Némirovsky’s answer to that question was no, and all the more so as the 1930s moved toward their disastrous close. Instead of tarring her with the label of self-hater or antisemite, we do best to consider her as a Jew who knew exactly where to pour the salt on the deepest wounds of Jewishness—in other words, who was intimately familiar with the feelings of anxiety and existential unease, coexisting with equally strong feelings of pride, ambition, and irony toward non-Jews as well as toward oneself, that she depicted and analyzed in her Jewish characters. These inner contradictions are nowhere clearer than in the protagonist of her short story “Fraternité” (1937), Christian Rabinovich, whose name says it all. But we also see it in the three main protagonists of her late novel The Dogs and the Wolves, who are members of the same family yet make widely divergent choices in relation to Jewishness.

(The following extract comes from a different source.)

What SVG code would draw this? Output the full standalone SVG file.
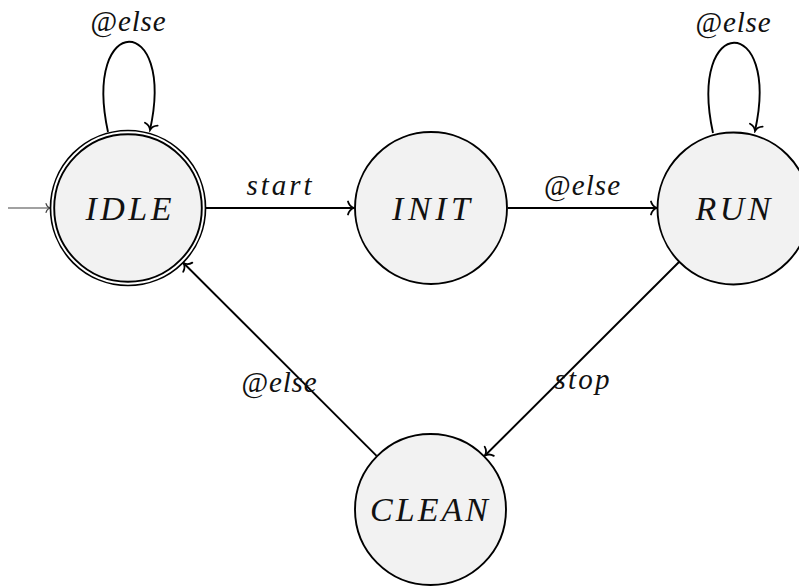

Finally it comes down, in her view, to this: no matter how hard a Jew tries or desires to be neither a foreigner nor a stranger in the country where she lives, she will never succeed completely, or for long; the reason is both internal (the long history of Jewish persecution, the heritage of fear and anxiety that is the psychological lot of every Jew) and external (the refusal of the majority to fully accept the Jew).  


Susan Rubin Suleiman is the C. Douglas Dillon Research Professor of the Civilization of France and research professor of comparative literature at Harvard. She lives in Belmont, MA.